### [Exercise goal]
The lines to extract run from the first line of the material below to the line containing "plt.rcParams['axes.unicode_minus'] = False", both included; leave the pictures behind.

** start of Available data **

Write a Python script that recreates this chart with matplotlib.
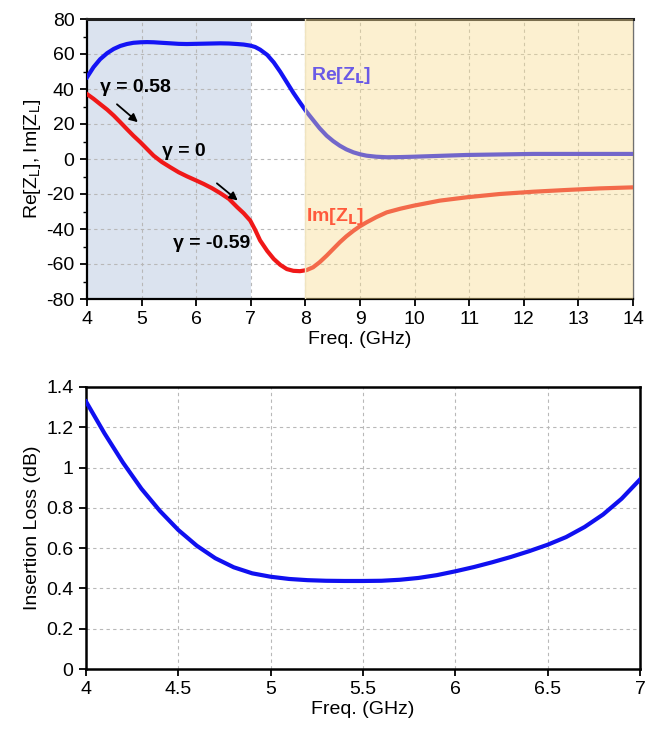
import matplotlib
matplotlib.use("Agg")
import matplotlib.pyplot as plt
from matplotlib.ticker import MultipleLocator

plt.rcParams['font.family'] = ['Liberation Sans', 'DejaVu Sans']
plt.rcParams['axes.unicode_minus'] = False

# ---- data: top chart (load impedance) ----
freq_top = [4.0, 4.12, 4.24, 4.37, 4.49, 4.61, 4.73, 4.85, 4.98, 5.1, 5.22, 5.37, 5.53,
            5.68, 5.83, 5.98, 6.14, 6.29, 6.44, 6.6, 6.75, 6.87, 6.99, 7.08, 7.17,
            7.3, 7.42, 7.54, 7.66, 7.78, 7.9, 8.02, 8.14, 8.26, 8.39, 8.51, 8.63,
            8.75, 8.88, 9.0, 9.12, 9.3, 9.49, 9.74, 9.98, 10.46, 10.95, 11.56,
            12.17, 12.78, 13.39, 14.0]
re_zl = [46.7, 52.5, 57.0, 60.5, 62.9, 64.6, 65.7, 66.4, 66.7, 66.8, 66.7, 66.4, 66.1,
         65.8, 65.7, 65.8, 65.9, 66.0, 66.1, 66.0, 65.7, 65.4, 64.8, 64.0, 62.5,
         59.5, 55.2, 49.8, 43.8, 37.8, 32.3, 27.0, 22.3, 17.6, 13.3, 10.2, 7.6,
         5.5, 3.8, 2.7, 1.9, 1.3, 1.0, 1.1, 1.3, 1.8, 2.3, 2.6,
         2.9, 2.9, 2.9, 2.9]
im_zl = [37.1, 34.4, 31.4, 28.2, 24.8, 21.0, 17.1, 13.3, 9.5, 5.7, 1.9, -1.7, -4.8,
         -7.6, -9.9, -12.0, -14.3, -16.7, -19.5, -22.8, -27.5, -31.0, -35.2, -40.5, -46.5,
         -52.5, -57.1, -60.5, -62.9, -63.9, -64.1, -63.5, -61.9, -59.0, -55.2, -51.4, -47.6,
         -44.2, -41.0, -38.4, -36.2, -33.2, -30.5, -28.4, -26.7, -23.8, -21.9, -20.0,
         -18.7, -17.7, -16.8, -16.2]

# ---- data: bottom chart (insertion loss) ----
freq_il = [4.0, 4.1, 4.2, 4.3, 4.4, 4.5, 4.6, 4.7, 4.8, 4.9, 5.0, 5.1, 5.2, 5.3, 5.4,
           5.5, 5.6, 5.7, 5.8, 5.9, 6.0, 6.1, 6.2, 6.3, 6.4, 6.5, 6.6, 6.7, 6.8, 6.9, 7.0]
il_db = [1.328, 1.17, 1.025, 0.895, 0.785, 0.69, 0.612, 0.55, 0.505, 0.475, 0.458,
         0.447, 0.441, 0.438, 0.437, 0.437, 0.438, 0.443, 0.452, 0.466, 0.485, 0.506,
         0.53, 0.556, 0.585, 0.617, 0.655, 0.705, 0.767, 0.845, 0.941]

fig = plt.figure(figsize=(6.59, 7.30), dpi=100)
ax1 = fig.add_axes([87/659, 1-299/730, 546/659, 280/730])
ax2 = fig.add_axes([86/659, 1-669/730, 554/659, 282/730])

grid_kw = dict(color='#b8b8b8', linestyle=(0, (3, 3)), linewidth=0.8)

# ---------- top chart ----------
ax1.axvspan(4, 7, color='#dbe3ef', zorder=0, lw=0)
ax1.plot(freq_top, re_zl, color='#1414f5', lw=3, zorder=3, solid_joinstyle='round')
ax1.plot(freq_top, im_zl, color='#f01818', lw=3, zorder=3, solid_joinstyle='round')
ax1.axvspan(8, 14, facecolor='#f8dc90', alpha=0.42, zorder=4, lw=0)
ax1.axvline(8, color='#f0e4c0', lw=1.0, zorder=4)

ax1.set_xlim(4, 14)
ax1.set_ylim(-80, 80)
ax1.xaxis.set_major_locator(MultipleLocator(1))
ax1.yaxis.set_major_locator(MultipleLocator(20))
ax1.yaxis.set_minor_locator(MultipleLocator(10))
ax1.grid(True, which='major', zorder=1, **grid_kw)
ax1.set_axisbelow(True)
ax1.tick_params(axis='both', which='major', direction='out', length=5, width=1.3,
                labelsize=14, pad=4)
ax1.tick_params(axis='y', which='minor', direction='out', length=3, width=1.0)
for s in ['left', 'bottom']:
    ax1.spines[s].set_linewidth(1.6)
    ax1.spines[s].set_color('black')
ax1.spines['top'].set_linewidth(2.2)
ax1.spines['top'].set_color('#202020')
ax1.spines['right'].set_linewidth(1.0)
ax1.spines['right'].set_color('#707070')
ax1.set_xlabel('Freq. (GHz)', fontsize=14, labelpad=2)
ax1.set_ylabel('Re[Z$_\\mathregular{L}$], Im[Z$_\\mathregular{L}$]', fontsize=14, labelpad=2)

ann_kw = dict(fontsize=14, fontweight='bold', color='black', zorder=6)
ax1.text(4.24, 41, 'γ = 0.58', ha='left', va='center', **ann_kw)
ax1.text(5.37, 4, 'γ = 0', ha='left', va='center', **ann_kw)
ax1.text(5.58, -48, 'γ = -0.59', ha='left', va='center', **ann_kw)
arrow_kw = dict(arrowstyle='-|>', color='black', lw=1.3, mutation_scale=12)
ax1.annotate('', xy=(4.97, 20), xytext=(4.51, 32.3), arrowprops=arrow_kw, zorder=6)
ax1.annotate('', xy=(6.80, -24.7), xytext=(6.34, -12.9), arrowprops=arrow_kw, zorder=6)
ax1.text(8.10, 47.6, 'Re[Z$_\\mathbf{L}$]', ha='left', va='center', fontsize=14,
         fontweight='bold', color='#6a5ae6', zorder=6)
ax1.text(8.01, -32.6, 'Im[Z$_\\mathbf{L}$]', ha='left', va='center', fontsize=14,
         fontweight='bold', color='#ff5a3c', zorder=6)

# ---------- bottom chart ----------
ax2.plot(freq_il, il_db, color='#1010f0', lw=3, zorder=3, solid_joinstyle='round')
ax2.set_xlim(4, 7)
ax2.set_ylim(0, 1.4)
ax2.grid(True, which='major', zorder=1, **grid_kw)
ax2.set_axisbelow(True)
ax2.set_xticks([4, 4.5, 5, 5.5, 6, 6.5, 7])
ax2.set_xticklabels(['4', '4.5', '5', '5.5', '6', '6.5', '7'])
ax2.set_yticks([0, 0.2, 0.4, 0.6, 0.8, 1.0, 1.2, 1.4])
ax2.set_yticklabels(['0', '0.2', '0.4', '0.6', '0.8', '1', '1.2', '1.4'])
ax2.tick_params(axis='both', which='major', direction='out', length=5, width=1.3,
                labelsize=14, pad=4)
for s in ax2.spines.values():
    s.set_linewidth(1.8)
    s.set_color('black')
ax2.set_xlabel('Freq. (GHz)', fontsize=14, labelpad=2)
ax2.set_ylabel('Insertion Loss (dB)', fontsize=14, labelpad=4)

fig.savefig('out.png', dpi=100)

** end of Available data **

### [Result of the task]
Write a Python script that recreates this chart with matplotlib.
import matplotlib
matplotlib.use("Agg")
import matplotlib.pyplot as plt
from matplotlib.ticker import MultipleLocator

plt.rcParams['font.family'] = ['Liberation Sans', 'DejaVu Sans']
plt.rcParams['axes.unicode_minus'] = False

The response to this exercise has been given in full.